The National Association of Mortgage Brokers (NAMB) is attempting to link valuation fraud to the Home Valuation Code of Conduct (HVCC). I wish NAMB would give up the ghost on trying to stop HVCC because it is depleting NAMB’s resources. As a member of NAMB, I would rather see NAMB place its efforts on membership, training/certifications, and fight proposed legislation like HR 4173, Wall Street Reform and Consumer Protection Act.
The reason NAMB will not be successful in linking valuation fraud to HVCC is because a number of lenders were already using the HVCC model prior to the inception of HVCC. Another reason, Fannie Mae announced that collateral and loan quality has improved 16 percent since HVCC. It appears to me the organizations that complain the most about HVCC are the organizations that have no skin in the game such as NAMB, National Association of Home Builders (NAHB), and the National Association of Realtors (NAR). HVCC is about upholding compliance from Uniform Standards of Professional Appraiser Practice (USPAP), Federal Housing Administration (FHA), and the Seller’s Guide, that was not monitored or maintained in the industry. Brokers need to focus on taking the next application and leave the items that relate to risk to those mortgage entities that have the most risk with the loan.
Another problem that NAMB will have with the data they are using is discerning between those mortgage entities who maintain their own rotation and those who do not. The trend that I see is those mortgage entities who proclaim they are maintaining their own rotation are the ones with the most collateral problems.
In order to resolve these problems, investors should require a HVCC quality control report that demonstrates Section IV & Section VI. Section IV of HVCC focuses on non-influence and fair treatment of appraisers. Section VI of the Code relates to the 10 percent sampling quality control on the appraisal.

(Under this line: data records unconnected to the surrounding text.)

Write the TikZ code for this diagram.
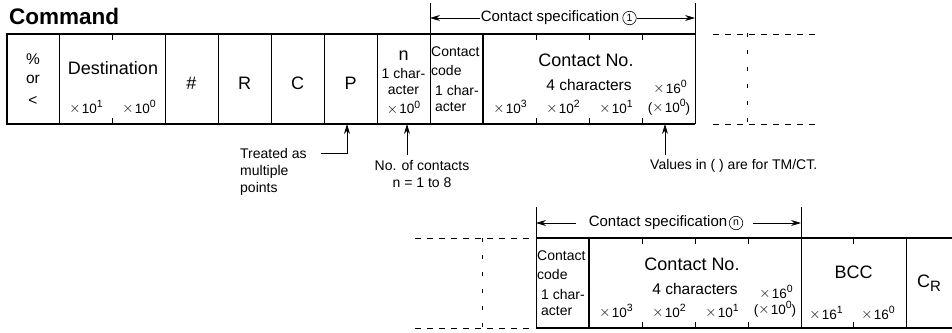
\documentclass[tikz,border=0pt]{standalone}
\usepackage{fontspec}
\setmainfont{Liberation Sans}
\usetikzlibrary{arrows.meta}
\newcommand\mypow[2]{\raisebox{0.05em}{$\times$}\hspace{0.1em}#1\raisebox{0.42em}{\fontsize{10.5}{11}\selectfont #2}}
\begin{document}
\begin{tikzpicture}[x=1pt,y=-1pt,
  big/.style={font=\fontsize{18}{20}\selectfont, inner sep=0pt},
  mid/.style={font=\fontsize{15.5}{17}\selectfont, inner sep=0pt},
  sml/.style={font=\fontsize{14}{16}\selectfont, inner sep=0pt},
  tiny/.style={font=\fontsize{13.5}{15}\selectfont, inner sep=0pt},
  circnum/.style={circle, draw, line width=0.6pt, inner sep=0pt, minimum size=13.5pt, font=\fontsize{10.5}{10.5}\selectfont},
  outer/.style={line width=1.4pt},
  div/.style={line width=0.8pt},
  divthick/.style={line width=1.3pt},
  dsh/.style={line width=0.8pt, dash pattern=on 6pt off 6pt},
  vdsh/.style={line width=0.8pt, dash pattern=on 4pt off 13pt},
  arr/.style={line width=0.8pt, -{Stealth[length=10pt,width=6pt]}},
]
\useasboundingbox (0,0) rectangle (952,332);

% ---------- title ----------
\node[font=\fontsize{22.5}{24}\bfseries, inner sep=0pt, anchor=west] (title) at (9,16) {Command};

% ---------- top row frame ----------
\draw[outer] (695,34) -- (7,34) -- (7,124) -- (695,124);
\draw[div] (695,34) -- (695,124);
\foreach \x in {59,165,218,271,324,377,430} \draw[div] (\x,34) -- (\x,124);
\draw[divthick] (483,34) -- (483,124);
\foreach \x in {112,536,589,642} {
  \draw[div] (\x,34) -- (\x,40);
  \draw[div] (\x,124) -- (\x,118);
}
% dashed continuation
\draw[dsh] (713,34) -- (817,34);
\draw[dsh] (713,124) -- (817,124);
\draw[vdsh] (747,33) -- (747,124);

% ---------- top row texts ----------
\node[mid] (pct) at (33,59) {\%};
\node[mid] (or) at (33,79) {or};
\node[mid] (lt) at (33,101) {<};
\node[big] (dest) at (113,68) {Destination};
\node[tiny] (d1) at (86,107) {\mypow{10}{1}};
\node[tiny] (d0) at (139,107) {\mypow{10}{0}};
\node[big] (hash) at (191.5,83) {\#};
\node[big] (R) at (244.5,83) {R};
\node[big] (C) at (297.5,83) {C};
\node[big] (P) at (350.5,83) {P};
\node[big] (n) at (403.5,56) {n};
\node[sml] (n1) at (403.5,73) {1 char-};
\node[sml] (n2) at (403.5,90) {acter};
\node[tiny] (n3) at (403.5,107.5) {\mypow{10}{0}};
\node[sml, anchor=west] (cc1) at (431,52) {Contact};
\node[sml, anchor=west] (cc2) at (431,70) {code};
\node[sml, anchor=west] (cc3) at (435,90) {1 char-};
\node[sml, anchor=west] (cc4) at (435,107) {acter};
\node[big] (cno) at (586,60) {Contact No.};
\node[mid] (cch) at (589,85) {4 characters};
\node[tiny] (e3) at (510,107) {\mypow{10}{3}};
\node[tiny] (e2) at (563,107) {\mypow{10}{2}};
\node[tiny] (e1) at (616,107) {\mypow{10}{1}};
\node[tiny] (h0) at (670,87) {\mypow{16}{0}};
\node[tiny] (p0) at (669,107) {(\mypow{10}{0})};

% ---------- contact specification 1 ----------
\draw[div] (430,3) -- (430,34);
\draw[div] (695,3) -- (695,34);
\coordinate (tl) at (430,18);
\coordinate (tr) at (695,18);
\node[mid, font=\fontsize{15}{17}\selectfont, inner sep=1pt] (cs1) at (550,18) {Contact specification};
\node[circnum] (c1) at (629.5,18) {1};
\draw[arr] (cs1.west) -- (tl);
\draw[arr] (c1.east) -- (tr);

% ---------- notes below top row ----------
\coordinate (pbot) at (347,124);
\node[sml, anchor=west] (treat) at (240,153) {Treated as};
\node[sml, anchor=west] (mult) at (240,172) {multiple};
\node[sml, anchor=west] (pts) at (240,189) {points};
\draw[arr] ([xshift=14pt]treat.east) -| (pbot);

\coordinate (nbot) at (407,124);
\coordinate (ntop) at (407,155);
\node[sml] (noc) at (422,166) {No. of contacts};
\node[sml] (nrange) at (422,183) {n = 1 to 8};
\draw[arr] (ntop) -- (nbot);

\coordinate (vbot) at (665,124);
\coordinate (vtop) at (665,155);
\node[sml, anchor=west] (vals) at (650,166) {Values in ( ) are for TM/CT.};
\draw[arr] (vtop) -- (vbot);

% ---------- bottom row frame ----------
\draw[outer] (536,238) -- (952,238);
\draw[outer] (536,328) -- (952,328);
\draw[div] (536,238) -- (536,328);
\draw[divthick] (589,238) -- (589,328);
\draw[div] (801,238) -- (801,328);
\draw[div] (906,238) -- (906,328);
\foreach \x in {642,695,748,853} {
  \draw[div] (\x,238) -- (\x,244);
  \draw[div] (\x,328) -- (\x,322);
}
\draw[dsh] (415,238) -- (530,238);
\draw[dsh] (415,328) -- (530,328);
\draw[vdsh] (482,238) -- (482,330);

% ---------- bottom row texts ----------
\node[sml, anchor=west] (bcc1) at (537,256) {Contact};
\node[sml, anchor=west] (bcc2) at (537,274) {code};
\node[sml, anchor=west] (bcc3) at (541,294) {1 char-};
\node[sml, anchor=west] (bcc4) at (541,311) {acter};
\node[big] (bcno) at (692,264) {Contact No.};
\node[mid] (bcch) at (695,289) {4 characters};
\node[tiny] (be3) at (616,311) {\mypow{10}{3}};
\node[tiny] (be2) at (669,311) {\mypow{10}{2}};
\node[tiny] (be1) at (722,311) {\mypow{10}{1}};
\node[tiny] (bh0) at (776,292) {\mypow{16}{0}};
\node[tiny] (bp0) at (775,309) {(\mypow{10}{0})};
\node[big] (bcc) at (853.5,272) {BCC};
\node[tiny] (bh1) at (826,313) {\mypow{16}{1}};
\node[tiny] (bh00) at (878,313) {\mypow{16}{0}};
\node[big] (cr) at (929,283) {C\raisebox{-0.25em}{\fontsize{15}{15}\selectfont R}};

% ---------- contact specification n ----------
\draw[div] (536,207) -- (536,238);
\draw[div] (801,207) -- (801,238);
\coordinate (bl) at (536,223);
\coordinate (br) at (801,223);
\node[mid, font=\fontsize{15}{17}\selectfont, inner sep=0pt] (csn) at (658,223) {Contact specification};
\node[circnum] (cn) at (736,223) {n};
\draw[arr] ([xshift=-13pt]csn.west) -- (bl);
\draw[arr] ([xshift=10pt]cn.east) -- (br);
\end{tikzpicture}
\end{document}
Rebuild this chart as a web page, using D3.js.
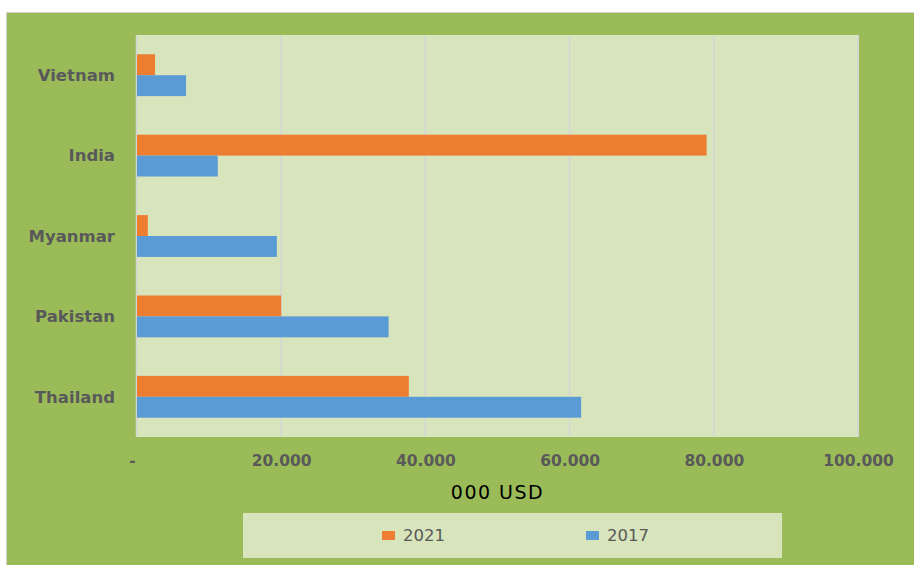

The code mentions the use of automated valuation model (AVM) and broker price opinion (BPO) as the method to QC the appraisal. These products are the weakest of the appraisal products.
I recommend Field Review Appraisal because there is a license professional performing the review and evaluation the assessment of the appraisal under review. Also, AVMs and BPO are often produced by out of date or wrong data. The Field Review Appraisal usually is created by an appraiser familiar with the area resulting in a more accurate assessment.
At this point the agencies have not required a reporting format for reporting Sections IV & VI of the Code. It is a matter of time before reporting Section IV & VI will be required as the industry learns of those mortgage entities who manage their own rotation and not meeting the intent of HVCC. Very few AMCs will provide Section IV to a lender as part of their services and they are not equipped to perform Section VI of the Code. Next time an AMC proclaims they are in compliance with the code ask them how they handle Section VI. They just do not do it. Also, those mortgage entities who manage their own rotation cannot report Section IV & VI as part of the HVCC.
Now that FHA is in the game, few can report ML 96-36 which requires fair opportunities to women and minority appraisers. Will FHA start checking appraisal management companies (AMCs) and mortgage entities who manage their own rotation to see if they are complying with ML 96-36?
If NAMB wants to impact the industry, lobby for proof of upholding HVCC which will force those behind HVCC to demonstrate appraisal compliance rather than doing away with the code. Right now most are going through the motions or have an icon of rotation and seriously falling short of HVCC.